Nygell’s life and passing as a council tenant and artist without a sponsor might not have meant anything more to Policy Exchange Director Neil O’Brien or Housing Minister Grant Shapps than the creation of a vacant home. Kilburn Unemployed Workers Group draped Nygell’s coffin with a KUWG banner as a token of ‘state funereal’ respect.

Now Euro-currency-phobic investors from mainland Europe invest in London properties and Central Government has cut the funding to social landlords to the point that my own landlord started to ‘consider’ selling my home without consulting tenants. My pre-1989 Housing Act, ‘secure tenancy agreement’ prevents the sale of our poorly maintained, below ‘decent homes standard’ house ‘on the open market’. Now that I am a long-term ‘survivor’ of the UK benefits system, and as surely as my name means ‘noble protector’, I am more determined to ‘give back to society’ by helping to expose what blinkered lives are led by those who would rather deny poor people the amenities associated with ‘more expensive’ areas.
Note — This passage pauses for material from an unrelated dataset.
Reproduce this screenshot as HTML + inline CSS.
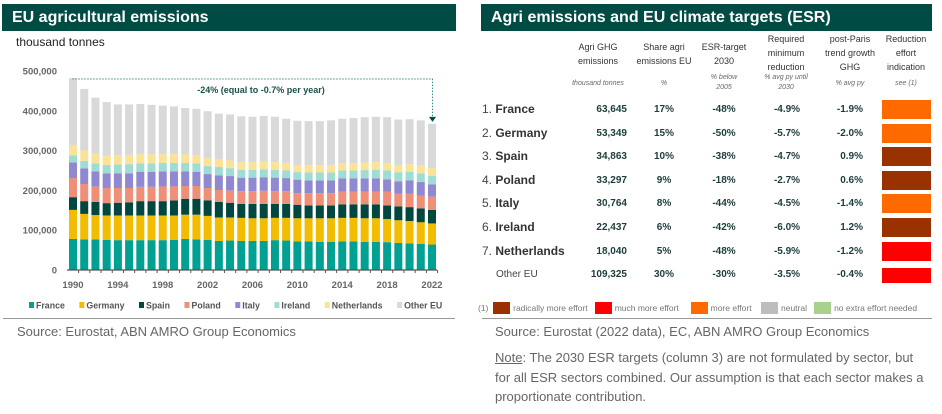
<!DOCTYPE html>
<html><head><meta charset="utf-8">
<style>
body{margin:0;width:942px;height:414px;background:#fff;font-family:"Liberation Sans",sans-serif;position:relative;overflow:hidden}
.hdr{position:absolute;top:4px;height:27px;background:#004c45;color:#fff;font-weight:bold;font-size:16px;line-height:27px;padding-left:10px;box-sizing:border-box}
.abs{position:absolute}
.th{position:absolute;font-size:9px;color:#333;text-align:center;line-height:14px;width:70px}
.ti{position:absolute;font-size:7px;color:#666;font-style:italic;text-align:center;line-height:10px;width:70px}
.row{position:absolute;left:0;width:942px;height:20px}
.lbl{position:absolute;left:482px;font-size:12px;color:#444}
.lbl b{color:#333}
.v{position:absolute;font-size:10px;font-weight:bold;color:#1d3d3a;text-align:center;width:60px}
.box{position:absolute;left:882px;width:49px}
.lg{position:absolute;top:302px;font-size:8.5px;color:#777;height:12px;line-height:12px;white-space:nowrap}
.lg span{display:inline-block;width:17px;height:12px;vertical-align:top;margin-right:3px}
</style></head><body>
<div class="hdr" style="left:2px;width:454px">EU agricultural emissions</div>
<div class="hdr" style="left:481px;width:451px">Agri emissions and EU climate targets (ESR)</div>
<div class="abs" style="left:16px;top:35px;font-size:12px;color:#222">thousand tonnes</div>

<svg id="chart" class="abs" style="left:0;top:0" width="470" height="320"></svg>

<div class="abs" style="left:3px;top:318px;width:452px;height:1px;background:#999"></div>
<div class="abs" style="left:482px;top:318px;width:450px;height:1px;background:#999"></div>
<div class="abs" style="left:17px;top:324px;font-size:13px;color:#666">Source: Eurostat, ABN AMRO Group Economics</div>
<div class="abs" style="left:495px;top:324px;font-size:13px;color:#666">Source: Eurostat (2022 data), EC, ABN AMRO Group Economics</div>
<div class="abs" style="left:495px;top:348px;width:445px;font-size:13px;color:#666;line-height:19.5px"><u>Note</u>: The 2030 ESR targets (column 3) are not formulated by sector, but<br>for all ESR sectors combined. Our assumption is that each sector makes a<br>proportionate contribution.</div>

<div class="th" style="left:563px;top:40px">Agri GHG<br>emissions</div>
<div class="th" style="left:629px;top:40px">Share agri<br>emissions EU</div>
<div class="th" style="left:689px;top:40px">ESR-target<br>2030</div>
<div class="th" style="left:751px;top:32px">Required<br>minimum<br>reduction</div>
<div class="th" style="left:815px;top:32px">post-Paris<br>trend growth<br>GHG</div>
<div class="th" style="left:871px;top:32px">Reduction<br>effort<br>indication</div>
<div class="ti" style="left:563px;top:79px">thousand tonnes</div>
<div class="ti" style="left:629px;top:79px">%</div>
<div class="ti" style="left:689px;top:73px">% below<br>2005</div>
<div class="ti" style="left:751px;top:73px">% avg py until<br>2030</div>
<div class="ti" style="left:815px;top:79px">% avg py</div>
<div class="ti" style="left:871px;top:79px">see (1)</div>
<div id="rows"></div>

<div class="lg" style="left:478px">(1)&nbsp;
<span style="background:#9a3200"></span>radically more effort&nbsp;&nbsp;
<span style="background:#ff0000"></span>much more effort&nbsp;&nbsp;&nbsp;&nbsp;
<span style="background:#ff6a00"></span>more effort&nbsp;&nbsp;&nbsp;
<span style="background:#bdbdbd"></span>neutral&nbsp;&nbsp;
<span style="background:#a9d18e"></span>no extra effort needed</div>

<script>
const years=[];for(let y=1990;y<=2022;y++)years.push(y);
const france=[78,77,77,76,75,75,75,75,75,76,78,77,76,73,74,73,73,73,75,74,72,72,71,71,72,72,71,71,70,68,67,66,64];
const germany=[73,64,61,61,62,62,62,62,62,61,61,62,60,59,58,58,57,57,56,57,58,58,59,59,59,59,59,59,58,57,56,54,53];
const spain=[32,32,33,31,32,33,36,36,36,38,40,40,39,39,37,35,36,36,35,35,34,32,32,32,34,34,35,35,34,35,35,35,34];
const poland=[48,43,39,38,37,36,36,36,37,35,32,32,31,30,31,32,32,33,32,32,29,31,31,31,32,32,32,32,35,32,34,32,33];
const italy=[39,39,38,37,37,37,38,38,38,38,37,36,35,37,36,34,34,34,34,33,34,32,32,32,33,33,33,33,31,31,33,34,31];
const ireland=[18,19,20,21,22,23,21,21,21,21,21,21,20,21,20,20,20,20,20,19,19,20,20,20,20,20,21,22,22,22,22,22,22];
const netherlands=[25,26,24,23,23,23,23,23,22,22,21,21,20,19,19,19,19,19,19,19,18,18,18,19,18,18,19,19,19,19,19,19,19];
const otherEU=[169,155,141,135,128,127,126,124,122,120,117,116,118,115,116,115,114,115,114,111,111,111,111,112,112,114,114,114,115,114,113,114,111];
const seriesNames=["France","Germany","Spain","Poland","Italy","Ireland","Netherlands","Other EU"];
const seriesColors=["#00a092","#f2bd00","#00473f","#ef8f78","#9088d0","#9fdcd4","#fbe396","#d9d9d9"];
const yTicks=[0,100000,200000,300000,400000,500000];
const xTickYears=[1990,1994,1998,2002,2006,2010,2014,2018,2022];
const annotation="-24% (equal to -0.7% per year)";

const NS="http://www.w3.org/2000/svg";
const svg=document.getElementById('chart');
const series=[france,germany,spain,poland,italy,ireland,netherlands,otherEU];
const y0=270,yTop=71,x0=73,x1=432;
const ys=v=>y0-(v/500)*(y0-yTop);
const xs=yr=>x0+(yr-1990)*(x1-x0)/32;
function mk(t,a){const e=document.createElementNS(NS,t);for(const k in a)e.setAttribute(k,a[k]);svg.appendChild(e);return e;}
yTicks.forEach(t=>{
  const e=mk('text',{x:57,y:ys(t/1000)+3.5,'text-anchor':'end','font-size':'9.5','font-weight':'bold',fill:'#666'});
  
  
  e.textContent=t.toLocaleString('en-US');
});
years.forEach((yr,i)=>{
  let cum=0;
  series.forEach((s,k)=>{
    const r=mk('rect',{x:xs(yr)-4,y:ys(cum+s[i]),width:8,height:ys(cum)-ys(cum+s[i]),fill:seriesColors[k]});
    
    
    cum+=s[i];
  });
});
const ax=mk('line',{x1:67,x2:437,y1:y0,y2:y0,stroke:'#555','stroke-width':1.2});


years.forEach(yr=>{const tk=mk('line',{x1:xs(yr)+5.6,x2:xs(yr)+5.6,y1:y0,y2:y0+3,stroke:'#555'});
  
  });
xTickYears.forEach(yr=>{
  const e=mk('text',{x:xs(yr),y:288,'text-anchor':'middle','font-size':'9.5','font-weight':'bold',fill:'#666'});
  
  
  e.textContent=yr;
});
const tot0=series.reduce((a,s)=>a+s[0],0),totN=series.reduce((a,s)=>a+s[32],0);
const p=mk('path',{d:`M${xs(1990)} ${ys(tot0)} V79 H${xs(2022)+0.5} V${ys(totN)-6}`,fill:'none',stroke:'#3a8f86','stroke-width':1,'stroke-dasharray':'1.5,1.5'});


const ar=mk('path',{d:`M${xs(2022)-3} ${ys(totN)-7} h7 l-3.5 5z`,fill:'#004c45'});


const at=mk('text',{x:261,y:93,'text-anchor':'middle','font-size':'9','font-weight':'bold',fill:'#1d4f49'});


at.textContent=annotation;
let lx=29;
seriesNames.forEach((n,k)=>{
  const g=mk('g',{});
  
  
  const r=document.createElementNS(NS,'rect');r.setAttribute('x',lx);r.setAttribute('y',302);r.setAttribute('width',5);r.setAttribute('height',6);r.setAttribute('fill',seriesColors[k]);g.appendChild(r);
  const t=document.createElementNS(NS,'text');t.setAttribute('x',lx+7);t.setAttribute('y',308.5);t.setAttribute('font-size','8.8');t.setAttribute('font-weight','bold');t.setAttribute('fill','#555');t.textContent=n;g.appendChild(t);
  lx+=7+t.getComputedTextLength()+14.5;
});

const tNames=["1. France","2. Germany","3. Spain","4. Poland","5. Italy","6. Ireland","7. Netherlands","Other EU"];
const tAgri=["63,645","53,349","34,863","33,297","30,764","22,437","18,040","109,325"];
const tShare=["17%","15%","10%","9%","8%","6%","5%","30%"];
const tEsr=["-48%","-50%","-38%","-18%","-44%","-42%","-48%","-30%"];
const tReq=["-4.9%","-5.7%","-4.7%","-2.7%","-4.5%","-6.0%","-5.9%","-3.5%"];
const tTrend=["-1.9%","-2.0%","0.9%","0.6%","-1.4%","1.2%","-1.2%","-0.4%"];
const tEffort=["#ff6a00","#ff6a00","#9a3200","#9a3200","#ff6a00","#9a3200","#ff0000","#ff0000"];
const rows=document.getElementById('rows');
tNames.forEach((n,i)=>{
  const cy=110+i*23.6;
  const d=document.createElement('div');d.className='row';d.style.top=(cy-8)+'px';
  
  
  let lab;
  if(i<7){const m=n.split('. ');lab=`<div class="lbl">${m[0]}. <b>${m[1]}</b></div>`;}
  else lab=`<div class="lbl" style="left:496px;font-size:10px;top:2px">${n}</div>`;
  const boxTop=i<7?-2:1, boxH=i<7?19:15;
  d.innerHTML=lab+
   `<div class="v" style="left:567px;width:60px;text-align:right;top:2px">${tAgri[i]}</div>`+
   `<div class="v" style="left:634px;top:2px">${tShare[i]}</div>`+
   `<div class="v" style="left:694px;top:2px">${tEsr[i]}</div>`+
   `<div class="v" style="left:757px;top:2px">${tReq[i]}</div>`+
   `<div class="v" style="left:803px;width:60px;text-align:right;top:2px">${tTrend[i]}</div>`+
   `<div class="box" style="top:${boxTop}px;height:${boxH}px;background:${tEffort[i]}"></div>`;
  rows.appendChild(d);
});
</script>
</body></html>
Associating with other KUWG members has added considerably to the value of my life, and the struggle to maintain my existing tenancy has strengthened the links between my one-roomed-flat neighbours and myself.

Against a sharp rise in the number of ‘pauper’s funerals’ as cuts in UK Central Government-funding bite more and more at the economically vulnerable, I wonder, how many ‘pauper’s funerals’ have the Director of Policy Exchange or the Housing Minister attended lately?

The rhetoric of Shapps, O’Brien and the ‘free market’ is that poor people have fewer rights than those who have money. But KUWG members know better by knowing each other.